Given information:

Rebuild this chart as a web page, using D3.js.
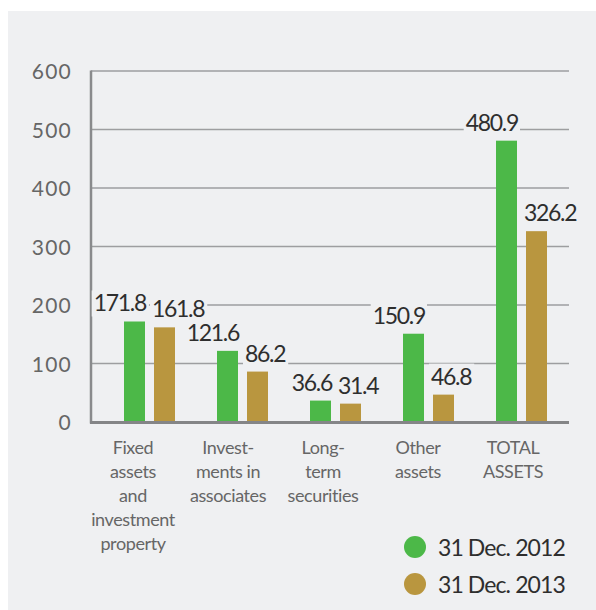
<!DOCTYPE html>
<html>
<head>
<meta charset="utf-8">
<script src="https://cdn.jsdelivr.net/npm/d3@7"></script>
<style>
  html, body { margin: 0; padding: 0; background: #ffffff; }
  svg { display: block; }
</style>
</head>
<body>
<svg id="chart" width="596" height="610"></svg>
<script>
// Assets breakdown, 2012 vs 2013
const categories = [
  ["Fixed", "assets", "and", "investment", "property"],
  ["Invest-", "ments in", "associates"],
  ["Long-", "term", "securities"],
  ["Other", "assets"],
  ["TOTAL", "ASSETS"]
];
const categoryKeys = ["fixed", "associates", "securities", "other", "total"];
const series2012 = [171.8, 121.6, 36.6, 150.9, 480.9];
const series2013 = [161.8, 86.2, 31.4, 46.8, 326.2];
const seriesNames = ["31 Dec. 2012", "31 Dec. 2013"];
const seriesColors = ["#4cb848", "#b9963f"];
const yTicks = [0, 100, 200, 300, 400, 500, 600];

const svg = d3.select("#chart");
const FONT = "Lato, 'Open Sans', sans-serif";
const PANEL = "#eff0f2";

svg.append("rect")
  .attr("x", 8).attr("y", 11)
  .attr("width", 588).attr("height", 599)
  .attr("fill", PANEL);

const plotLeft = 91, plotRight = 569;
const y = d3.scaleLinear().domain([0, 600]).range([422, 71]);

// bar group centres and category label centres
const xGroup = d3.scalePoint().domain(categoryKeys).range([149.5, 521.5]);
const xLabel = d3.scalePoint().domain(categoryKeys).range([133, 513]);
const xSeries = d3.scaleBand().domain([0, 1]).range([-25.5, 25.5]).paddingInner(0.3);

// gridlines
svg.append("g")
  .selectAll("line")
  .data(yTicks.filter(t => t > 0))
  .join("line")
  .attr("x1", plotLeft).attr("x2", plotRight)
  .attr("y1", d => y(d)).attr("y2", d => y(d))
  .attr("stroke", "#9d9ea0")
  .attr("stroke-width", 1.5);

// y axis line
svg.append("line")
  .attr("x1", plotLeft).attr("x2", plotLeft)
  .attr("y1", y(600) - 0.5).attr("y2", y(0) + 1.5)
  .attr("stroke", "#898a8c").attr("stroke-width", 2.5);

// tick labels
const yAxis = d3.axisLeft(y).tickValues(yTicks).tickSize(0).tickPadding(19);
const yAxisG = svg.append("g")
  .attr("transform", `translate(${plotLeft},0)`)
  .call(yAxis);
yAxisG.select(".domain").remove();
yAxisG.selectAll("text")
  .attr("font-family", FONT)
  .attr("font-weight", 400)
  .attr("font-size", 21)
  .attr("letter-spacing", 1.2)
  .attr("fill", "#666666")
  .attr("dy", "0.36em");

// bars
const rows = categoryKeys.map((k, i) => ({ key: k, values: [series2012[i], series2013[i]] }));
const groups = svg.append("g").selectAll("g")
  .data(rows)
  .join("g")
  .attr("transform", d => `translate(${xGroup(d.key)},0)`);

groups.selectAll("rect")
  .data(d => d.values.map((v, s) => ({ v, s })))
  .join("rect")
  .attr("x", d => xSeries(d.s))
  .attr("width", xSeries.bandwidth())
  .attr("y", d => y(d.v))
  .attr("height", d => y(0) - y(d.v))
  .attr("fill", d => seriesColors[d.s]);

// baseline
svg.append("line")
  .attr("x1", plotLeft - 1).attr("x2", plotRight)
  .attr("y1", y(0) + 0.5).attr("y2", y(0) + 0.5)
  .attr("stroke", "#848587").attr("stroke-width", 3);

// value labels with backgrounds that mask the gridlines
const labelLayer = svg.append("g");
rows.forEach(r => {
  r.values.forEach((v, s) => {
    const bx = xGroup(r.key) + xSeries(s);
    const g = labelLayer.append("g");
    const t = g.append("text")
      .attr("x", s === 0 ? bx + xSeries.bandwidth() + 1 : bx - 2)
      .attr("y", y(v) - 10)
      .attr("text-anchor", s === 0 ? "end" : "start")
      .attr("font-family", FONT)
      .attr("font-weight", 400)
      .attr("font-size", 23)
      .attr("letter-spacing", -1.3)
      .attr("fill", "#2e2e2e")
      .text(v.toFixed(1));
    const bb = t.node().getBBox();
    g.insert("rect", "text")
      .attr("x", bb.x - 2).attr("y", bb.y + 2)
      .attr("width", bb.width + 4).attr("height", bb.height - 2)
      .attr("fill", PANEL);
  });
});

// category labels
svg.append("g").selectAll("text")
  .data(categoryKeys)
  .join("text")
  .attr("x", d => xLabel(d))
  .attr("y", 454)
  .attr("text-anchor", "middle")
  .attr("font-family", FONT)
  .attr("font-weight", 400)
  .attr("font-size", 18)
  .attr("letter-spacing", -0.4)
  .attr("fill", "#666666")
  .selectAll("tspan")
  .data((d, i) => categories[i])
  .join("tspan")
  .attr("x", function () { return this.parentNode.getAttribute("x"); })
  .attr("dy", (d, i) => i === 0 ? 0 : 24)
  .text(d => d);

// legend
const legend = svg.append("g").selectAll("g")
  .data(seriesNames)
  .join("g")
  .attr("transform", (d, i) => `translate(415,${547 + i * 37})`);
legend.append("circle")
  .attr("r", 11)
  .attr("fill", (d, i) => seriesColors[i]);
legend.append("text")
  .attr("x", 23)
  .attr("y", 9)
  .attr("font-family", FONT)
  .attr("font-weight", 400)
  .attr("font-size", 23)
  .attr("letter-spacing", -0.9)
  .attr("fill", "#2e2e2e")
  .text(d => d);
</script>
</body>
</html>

Work to be completed: Tally every line of the listing that holds the string "this", then give the number by itself.

Final result: 2